O legado de “Night Springs” é... Um despertador
Embora a trama central de Alan Wake mantivesse constante a tensão típica de um clima de horror, havia também bons motivos para se explorar os cenários: locais secretos para desvendar, trechos do único programa de rádio local — com um radialista cada vez mais aterrorizado pelo caos que se instala em Bright Falls — e, é claro, as bizarrices do programa “Night Springs”, uma paródia clara da série televisiva “Twilight Zone” (“Além da Imaginação”), que podiam ser acompanhadas em televisores abandonados pelas fases.
Bem, não existe nada sequer parecido com isso em The Signal.
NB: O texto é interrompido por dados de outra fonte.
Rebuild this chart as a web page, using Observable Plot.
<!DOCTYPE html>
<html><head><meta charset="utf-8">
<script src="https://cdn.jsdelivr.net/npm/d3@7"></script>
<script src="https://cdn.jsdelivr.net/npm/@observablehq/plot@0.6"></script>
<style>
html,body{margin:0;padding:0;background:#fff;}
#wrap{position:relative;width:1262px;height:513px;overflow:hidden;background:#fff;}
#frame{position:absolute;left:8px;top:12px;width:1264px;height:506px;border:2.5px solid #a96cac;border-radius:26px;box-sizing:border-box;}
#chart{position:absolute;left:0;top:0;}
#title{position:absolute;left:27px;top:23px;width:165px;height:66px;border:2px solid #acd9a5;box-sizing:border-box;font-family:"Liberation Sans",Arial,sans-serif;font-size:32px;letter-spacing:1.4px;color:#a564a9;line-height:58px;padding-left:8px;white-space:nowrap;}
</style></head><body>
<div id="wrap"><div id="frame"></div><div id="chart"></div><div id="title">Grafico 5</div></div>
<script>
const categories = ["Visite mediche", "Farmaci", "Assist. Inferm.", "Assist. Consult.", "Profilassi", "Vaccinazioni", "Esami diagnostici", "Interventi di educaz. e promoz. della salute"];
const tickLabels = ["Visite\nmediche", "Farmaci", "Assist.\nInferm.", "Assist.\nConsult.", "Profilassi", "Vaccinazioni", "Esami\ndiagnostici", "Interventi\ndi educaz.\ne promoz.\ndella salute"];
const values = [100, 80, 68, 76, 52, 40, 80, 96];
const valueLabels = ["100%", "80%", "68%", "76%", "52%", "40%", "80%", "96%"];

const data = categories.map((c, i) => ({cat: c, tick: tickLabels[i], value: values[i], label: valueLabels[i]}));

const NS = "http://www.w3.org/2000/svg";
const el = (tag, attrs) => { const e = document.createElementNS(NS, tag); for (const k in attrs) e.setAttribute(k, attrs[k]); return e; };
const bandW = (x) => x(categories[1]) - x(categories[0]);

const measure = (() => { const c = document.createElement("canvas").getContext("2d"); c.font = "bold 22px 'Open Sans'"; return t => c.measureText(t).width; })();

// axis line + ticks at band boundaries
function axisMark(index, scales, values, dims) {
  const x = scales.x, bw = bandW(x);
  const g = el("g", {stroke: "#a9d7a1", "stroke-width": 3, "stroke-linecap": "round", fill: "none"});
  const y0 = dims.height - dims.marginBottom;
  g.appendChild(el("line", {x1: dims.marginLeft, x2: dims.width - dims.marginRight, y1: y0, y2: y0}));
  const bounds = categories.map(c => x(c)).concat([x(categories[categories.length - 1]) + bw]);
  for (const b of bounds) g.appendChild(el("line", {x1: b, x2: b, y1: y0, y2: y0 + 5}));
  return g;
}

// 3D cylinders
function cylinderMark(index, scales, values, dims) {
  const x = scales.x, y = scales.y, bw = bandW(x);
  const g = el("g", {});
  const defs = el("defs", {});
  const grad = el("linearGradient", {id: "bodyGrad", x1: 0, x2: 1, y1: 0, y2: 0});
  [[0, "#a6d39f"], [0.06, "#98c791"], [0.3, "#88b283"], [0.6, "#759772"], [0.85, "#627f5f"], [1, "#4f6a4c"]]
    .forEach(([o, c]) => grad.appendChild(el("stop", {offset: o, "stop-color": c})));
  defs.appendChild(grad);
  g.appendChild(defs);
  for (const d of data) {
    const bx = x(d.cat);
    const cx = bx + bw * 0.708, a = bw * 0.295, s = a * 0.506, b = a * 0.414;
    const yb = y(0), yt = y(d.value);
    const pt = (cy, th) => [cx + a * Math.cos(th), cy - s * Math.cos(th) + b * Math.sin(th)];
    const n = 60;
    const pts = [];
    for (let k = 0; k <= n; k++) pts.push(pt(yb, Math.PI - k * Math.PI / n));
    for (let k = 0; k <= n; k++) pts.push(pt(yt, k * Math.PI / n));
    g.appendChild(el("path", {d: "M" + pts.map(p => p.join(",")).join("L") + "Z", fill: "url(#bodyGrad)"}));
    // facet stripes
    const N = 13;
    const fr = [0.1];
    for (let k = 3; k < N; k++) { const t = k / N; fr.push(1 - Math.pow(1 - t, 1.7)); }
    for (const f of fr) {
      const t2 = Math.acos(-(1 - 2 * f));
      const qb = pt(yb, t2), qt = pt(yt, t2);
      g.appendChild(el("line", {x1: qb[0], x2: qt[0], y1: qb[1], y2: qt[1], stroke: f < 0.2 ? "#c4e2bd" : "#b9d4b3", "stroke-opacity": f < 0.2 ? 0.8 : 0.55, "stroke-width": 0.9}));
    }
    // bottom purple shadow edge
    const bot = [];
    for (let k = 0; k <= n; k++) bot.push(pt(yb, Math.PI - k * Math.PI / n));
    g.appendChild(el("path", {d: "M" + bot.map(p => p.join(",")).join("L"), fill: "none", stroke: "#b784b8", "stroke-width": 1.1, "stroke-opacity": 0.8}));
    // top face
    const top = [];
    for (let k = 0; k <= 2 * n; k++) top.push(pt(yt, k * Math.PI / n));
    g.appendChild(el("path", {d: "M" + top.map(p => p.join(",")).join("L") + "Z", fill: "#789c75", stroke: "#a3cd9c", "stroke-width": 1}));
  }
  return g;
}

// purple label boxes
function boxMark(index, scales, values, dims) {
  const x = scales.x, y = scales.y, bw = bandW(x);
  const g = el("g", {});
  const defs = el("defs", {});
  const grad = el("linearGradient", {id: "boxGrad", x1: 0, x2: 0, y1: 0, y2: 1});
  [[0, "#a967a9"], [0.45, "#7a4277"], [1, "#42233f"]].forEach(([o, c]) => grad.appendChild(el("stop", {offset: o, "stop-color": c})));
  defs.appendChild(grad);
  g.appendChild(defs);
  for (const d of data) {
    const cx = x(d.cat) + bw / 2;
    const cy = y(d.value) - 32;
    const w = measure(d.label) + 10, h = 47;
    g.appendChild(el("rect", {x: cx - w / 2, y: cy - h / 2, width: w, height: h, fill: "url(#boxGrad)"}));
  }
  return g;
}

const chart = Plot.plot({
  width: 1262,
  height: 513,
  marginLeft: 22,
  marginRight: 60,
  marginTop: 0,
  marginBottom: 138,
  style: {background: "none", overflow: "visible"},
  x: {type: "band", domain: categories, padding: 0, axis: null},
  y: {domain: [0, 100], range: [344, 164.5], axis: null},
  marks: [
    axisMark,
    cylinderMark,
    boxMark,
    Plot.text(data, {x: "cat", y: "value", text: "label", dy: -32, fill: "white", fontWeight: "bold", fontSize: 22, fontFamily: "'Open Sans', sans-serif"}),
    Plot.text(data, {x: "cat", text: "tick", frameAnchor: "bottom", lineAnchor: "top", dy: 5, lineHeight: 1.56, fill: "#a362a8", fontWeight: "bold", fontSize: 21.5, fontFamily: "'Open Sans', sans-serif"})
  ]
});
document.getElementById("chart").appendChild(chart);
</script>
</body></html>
Na verdade, o único elemento que você poderá coletar aqui será um singelo relógio despertador. Ok, o conceito é pertinente: Alan deve acordar e com isso espantar as monstruosidades que habitam os seus pesadelos. O problema é que não existe nenhuma motivação extra para que você saia catando relógios. Enquanto os itens colecionáveis do título original adensavam a história, aqui eles representam apenas um desvio incômodo na história.
Barry, o que fizeram com você!
O agente de Alan Wake, Barry, representava o núcleo cômico e nonsense do primeiro título. Um respiro bem-vindo para a tensão constante da história. O problema é que em The Signal a entrada do personagem é um tanto truncada.
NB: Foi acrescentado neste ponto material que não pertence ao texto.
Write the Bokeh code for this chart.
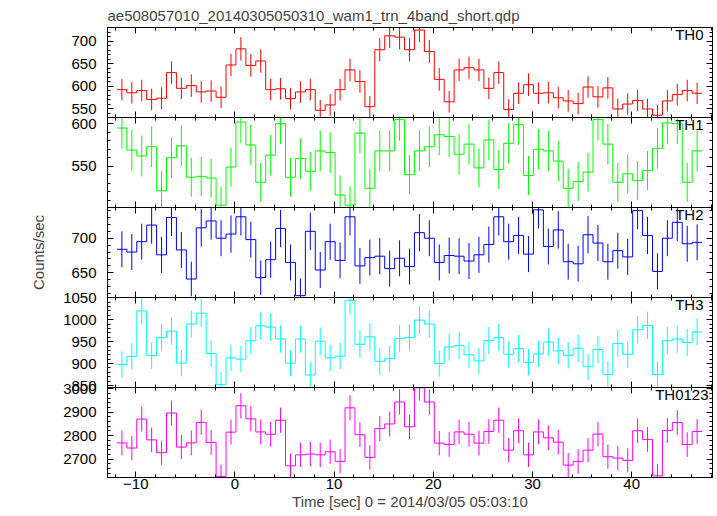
from bokeh.plotting import figure
from bokeh.layouts import column
from bokeh.models import LinearAxis, SingleIntervalTicker, Range1d, Label
from bokeh.embed import file_html
from bokeh.resources import INLINE

TITLE = "ae508057010_20140305050310_wam1_trn_4band_short.qdp"
X_LABEL = "Time [sec] 0 = 2014/03/05 05:03:10"
Y_LABEL = "Counts/sec"

# bin centres (s); each bin is 1 s wide
TIME_SEC = [-11.4, -10.4, -9.4, -8.4, -7.4, -6.4, -5.4, -4.4, -3.4, -2.4,
            -1.4, -0.4, 0.6, 1.6, 2.6, 3.6, 4.6, 5.6, 6.6, 7.6,
            8.6, 9.6, 10.6, 11.6, 12.6, 13.6, 14.6, 15.6, 16.6, 17.6,
            18.6, 19.6, 20.6, 21.6, 22.6, 23.6, 24.6, 25.6, 26.6, 27.6,
            28.6, 29.6, 30.6, 31.6, 32.6, 33.6, 34.6, 35.6, 36.6, 37.6,
            38.6, 39.6, 40.6, 41.6, 42.6, 43.6, 44.6, 45.6, 46.6]
BIN_HALF_WIDTH = 0.5

TH0_RATE = [592, 585, 590, 570, 573, 630, 595, 601, 587, 589,
            575, 647, 683, 646, 656, 592, 594, 572, 587, 592,
            546, 558, 592, 636, 610, 554, 681, 712, 709, 681,
            725, 677, 615, 565, 636, 641, 636, 595, 630, 548,
            584, 603, 584, 585, 574, 567, 561, 598, 576, 596,
            549, 560, 568, 549, 535, 567, 581, 590, 584]
TH0_ERR = [24, 24, 24, 24, 24, 25, 24, 25, 24, 24,
           24, 25, 26, 25, 26, 24, 24, 24, 24, 24,
           23, 24, 24, 25, 25, 24, 26, 27, 27, 26,
           27, 26, 25, 24, 25, 25, 25, 24, 25, 23,
           24, 25, 24, 24, 24, 24, 24, 24, 24, 24,
           23, 24, 24, 23, 23, 24, 24, 24, 24]

TH1_RATE = [595, 569, 562, 573, 521, 560, 574, 537, 538, 536,
            504, 549, 602, 575, 531, 563, 600, 537, 559, 544,
            568, 566, 516, 504, 589, 524, 568, 568, 605, 540,
            568, 573, 587, 585, 564, 576, 548, 581, 546, 577,
            599, 539, 570, 568, 556, 524, 532, 543, 605, 576,
            531, 541, 533, 545, 571, 601, 600, 531, 568]
TH1_ERR = [24, 24, 24, 24, 23, 24, 24, 23, 23, 23,
           22, 23, 25, 24, 23, 24, 24, 23, 24, 23,
           24, 24, 23, 22, 24, 23, 24, 24, 25, 23,
           24, 24, 24, 24, 24, 24, 23, 24, 23, 24,
           24, 23, 24, 24, 24, 23, 23, 23, 25, 24,
           23, 23, 23, 23, 24, 25, 24, 23, 24]

TH2_RATE = [684, 680, 695, 719, 676, 730, 683, 641, 715, 725,
            700, 706, 731, 698, 643, 669, 714, 665, 617, 710,
            654, 695, 668, 731, 660, 672, 674, 656, 671, 659,
            708, 700, 665, 675, 674, 667, 676, 691, 731, 695,
            704, 677, 741, 688, 712, 666, 663, 705, 693, 666,
            682, 673, 740, 704, 652, 700, 723, 692, 694]
TH2_ERR = [26, 26, 26, 27, 26, 27, 26, 25, 27, 27,
           26, 27, 27, 26, 25, 26, 27, 26, 25, 27,
           26, 26, 26, 27, 26, 26, 26, 26, 26, 26,
           27, 26, 26, 26, 26, 26, 26, 26, 27, 26,
           27, 26, 27, 26, 27, 26, 26, 27, 26, 26,
           26, 26, 27, 27, 26, 26, 27, 26, 26]

TH3_RATE = [898, 916, 1020, 918, 959, 974, 901, 990, 1015, 923,
            852, 913, 910, 952, 986, 983, 956, 901, 956, 874,
            951, 913, 917, 1044, 944, 961, 905, 911, 957, 959,
            999, 990, 900, 938, 941, 920, 906, 952, 959, 921,
            934, 903, 922, 949, 929, 919, 935, 893, 932, 875,
            946, 921, 977, 987, 875, 952, 956, 948, 972]
TH3_ERR = [30, 30, 32, 30, 31, 31, 30, 31, 32, 30,
           29, 30, 30, 31, 31, 31, 31, 30, 31, 30,
           31, 30, 30, 32, 31, 31, 30, 30, 31, 31,
           32, 31, 30, 31, 31, 30, 30, 31, 31, 30,
           31, 30, 30, 31, 30, 30, 31, 30, 31, 30,
           31, 30, 31, 31, 30, 31, 31, 31, 31]

TH0123_RATE = [2769, 2747, 2871, 2782, 2727, 2897, 2751, 2769, 2857, 2771,
               2626, 2815, 2928, 2872, 2816, 2806, 2866, 2671, 2718, 2721,
               2718, 2731, 2690, 2919, 2804, 2707, 2830, 2850, 2944, 2838,
               3005, 2944, 2768, 2762, 2816, 2806, 2768, 2818, 2866, 2738,
               2821, 2718, 2816, 2791, 2772, 2674, 2690, 2738, 2807, 2710,
               2704, 2694, 2821, 2784, 2628, 2822, 2856, 2762, 2818]
TH0123_ERR = [53, 52, 54, 53, 52, 54, 52, 53, 53, 53,
              51, 53, 54, 54, 53, 53, 54, 52, 52, 52,
              52, 52, 52, 54, 53, 52, 53, 53, 54, 53,
              55, 54, 53, 53, 53, 53, 53, 53, 54, 52,
              53, 52, 53, 53, 53, 52, 52, 52, 53, 52,
              52, 52, 53, 53, 51, 53, 53, 53, 53]

BAND_NAMES = ["TH0", "TH1", "TH2", "TH3", "TH0123"]
BAND_RATES = [TH0_RATE, TH1_RATE, TH2_RATE, TH3_RATE, TH0123_RATE]
BAND_ERRS = [TH0_ERR, TH1_ERR, TH2_ERR, TH3_ERR, TH0123_ERR]
BAND_COLORS = ["#ff0000", "#00ff00", "#0000ff", "#00ffff", "#ff00ff"]
Y_LIMITS = [(530, 730.5), (501.3, 607.4), (614.3, 744.4), (845.5, 1050.5), (2621, 3006)]
Y_TICK_STEP = [50, 50, 50, 50, 100]
X_LIMITS = (-12.85, 48.15)
X_TICK_STEP = 10

FONT = "Liberation Sans"
FS = "15px"
FRAME_W = 605
FRAME_H = 90
PAD = 10
LABEL_RIGHT_GAP = [9, 9, 9, 9, 4]


def style_axis(ax, show_labels, standoff=0):
    ax.axis_line_color = "black"
    ax.axis_line_width = 1
    ax.major_tick_in = 6
    ax.major_tick_out = 0
    ax.minor_tick_in = 3
    ax.minor_tick_out = 0
    ax.major_tick_line_color = "black"
    ax.minor_tick_line_color = "black"
    if show_labels:
        ax.major_label_text_font = FONT
        ax.major_label_text_font_size = FS
        ax.major_label_text_color = "black"
        ax.major_label_standoff = standoff
    else:
        ax.major_label_text_font_size = "0px"
        ax.major_label_text_color = None
        ax.major_label_standoff = 0


x_range = Range1d(*X_LIMITS)
edges = [t - BIN_HALF_WIDTH for t in TIME_SEC] + [TIME_SEC[-1] + BIN_HALF_WIDTH]

figs = []
n = len(BAND_NAMES)
for i in range(n):
    first = i == 0
    last = i == n - 1
    rates = BAND_RATES[i]
    errs = BAND_ERRS[i]
    color = BAND_COLORS[i]
    p = figure(frame_width=FRAME_W, frame_height=FRAME_H,
               x_range=x_range, y_range=Range1d(*Y_LIMITS[i]),
               output_backend="svg", toolbar_location=None, tools="",
               x_axis_location=None, y_axis_location=None,
               min_border_left=107, min_border_right=2,
               min_border_top=27 if first else PAD,
               min_border_bottom=0 if last else PAD)
    p.background_fill_color = "white"
    p.border_fill_alpha = 0
    p.outline_line_color = "black"
    p.outline_line_width = 1
    if not first:
        p.styles = {"margin-top": "-%dpx" % (2 * PAD)}

    yt = Y_TICK_STEP[i]
    left = LinearAxis(ticker=SingleIntervalTicker(interval=yt, num_minor_ticks=5))
    style_axis(left, True, 11)
    if i == 2:
        left.axis_label = Y_LABEL
        left.axis_label_text_font = FONT
        left.axis_label_text_font_size = FS
        left.axis_label_text_font_style = "normal"
        left.axis_label_standoff = 21
    p.add_layout(left, "left")

    right = LinearAxis(ticker=SingleIntervalTicker(interval=yt, num_minor_ticks=5))
    style_axis(right, False)
    p.add_layout(right, "right")

    below = LinearAxis(ticker=SingleIntervalTicker(interval=X_TICK_STEP, num_minor_ticks=5))
    if last:
        style_axis(below, True, 1)
        below.axis_label = X_LABEL
        below.axis_label_text_font = FONT
        below.axis_label_text_font_size = FS
        below.axis_label_text_font_style = "normal"
        below.axis_label_standoff = 1
    else:
        style_axis(below, False)
    p.add_layout(below, "below")

    above = LinearAxis(ticker=SingleIntervalTicker(interval=X_TICK_STEP, num_minor_ticks=5))
    style_axis(above, False)
    p.add_layout(above, "above")

    p.xgrid.grid_line_color = None
    p.ygrid.grid_line_color = None

    p.step(x=edges, y=rates + [rates[-1]], mode="after",
           line_color=color, line_width=1)
    lower = [r - e for r, e in zip(rates, errs)]
    upper = [r + e for r, e in zip(rates, errs)]
    p.segment(x0=TIME_SEC, y0=lower, x1=TIME_SEC, y1=upper,
              line_color=color, line_width=1)

    p.add_layout(Label(x=FRAME_W - LABEL_RIGHT_GAP[i], y=FRAME_H + 2,
                       x_units="screen", y_units="screen", text=BAND_NAMES[i],
                       text_align="right", text_baseline="top",
                       text_font=FONT, text_font_size=FS, text_color="black"))

    if first:
        p.title.text = TITLE
        p.title.text_font = FONT
        p.title.text_font_size = FS
        p.title.text_font_style = "normal"
        p.title.align = "left"
        p.title.standoff = 8
    figs.append(p)

layout = column(*figs, spacing=0)
open("out.html", "w").write(file_html(layout, INLINE))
Ele á parte da memória de Alan, e vai acompanhá-lo durante algum tempo, fazendo piadas bem semelhantes às do jogo original — simplesmente porque alguém, aparentemente, ficou receoso de limá-lo de uma participação semelhante. Barry aqui aparece apenas como um elemento heterogêneo, que acaba até mesmo prejudicando o clima geral do DLC.
Vale a pena?
The Signal é um convite à mente febril e perturbada de Alan Wake; um universo de sonhos onde tudo é parcial ou completamente subvertido: espaço, tempo, relações de causa e efeito — cujo epítome se pode encontrar no terreno abarrotado de postes de luz, que estão ali sem nenhum motivo em particular. Trata-se de uma proposta distinta e até mais excêntrica do que a encontrada no jogo original.
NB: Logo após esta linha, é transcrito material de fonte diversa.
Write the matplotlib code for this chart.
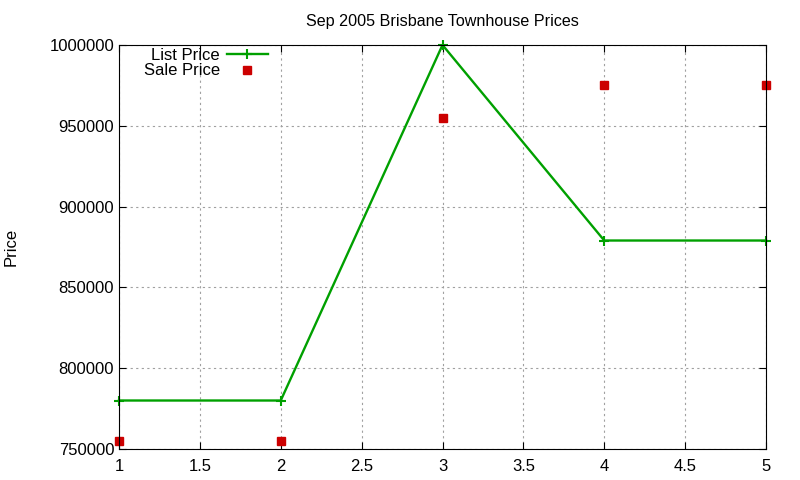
import matplotlib
matplotlib.use("Agg")
import matplotlib.pyplot as plt

x_vals = [1, 2, 3, 4, 5]
list_price = [780000, 780000, 1000000, 879000, 879000]
sale_price = [755000, 755000, 955000, 975000, 975000]

plt.rcParams['font.family'] = ['Liberation Sans', 'DejaVu Sans']

fig = plt.figure(figsize=(8, 4.8), dpi=100)
ax = fig.add_axes([0.14875, 0.0646, 0.80875, 0.8417])

ax.plot(x_vals, list_price, color='#00a000', linewidth=1.7, marker='+',
        markersize=7, markeredgewidth=1.5, label='List Price', clip_on=False)
ax.plot(x_vals, sale_price, linestyle='none', color='#cc0000', marker='s',
        markersize=6, label='Sale Price', clip_on=False)

ax.set_xlim(1, 5)
ax.set_ylim(750000, 1000000)
ax.set_xticks([1, 1.5, 2, 2.5, 3, 3.5, 4, 4.5, 5])
ax.set_xticklabels(['1', '1.5', '2', '2.5', '3', '3.5', '4', '4.5', '5'])
ax.set_yticks([750000, 800000, 850000, 900000, 950000, 1000000])
ax.set_yticklabels(['750000', '800000', '850000', '900000', '950000', '1000000'])
ax.tick_params(direction='in', top=True, right=True, labelsize=12, length=5)
ax.tick_params(axis='x', pad=7)
ax.grid(True, linestyle=(0, (2, 3)), color='#a0a0a0', linewidth=0.8)

ax.set_title('Sep 2005 Brisbane Townhouse Prices', fontsize=11.6, pad=14)
ax.set_ylabel('Price', fontsize=12)
ax.yaxis.set_label_coords(-0.155, 0.5)

ax.legend(loc='upper left', frameon=False, markerfirst=False, fontsize=12,
          handlelength=2.5, handletextpad=0.4, borderaxespad=0.0,
          labelspacing=0.05, bbox_to_anchor=(0.028, 1.01))

fig.savefig('out.png', dpi=100)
Os novos elementos estratégicos da jogabilidade também tem seu charme: palavras soltas do cenário são convertidas em elementos concretos quando em contato com o facho de lanterna de Alan. De fato, nem mesmo a ligação um tanto nebulosa entre a história principal e a trama de The Signal é capaz de afastar a oportunidade óbvia: experimentar um pouco mais do ambiente vertiginoso e criativo de Alan Wake. Dessa forma, seja mais uma vez bem-vindo a Bright Falls.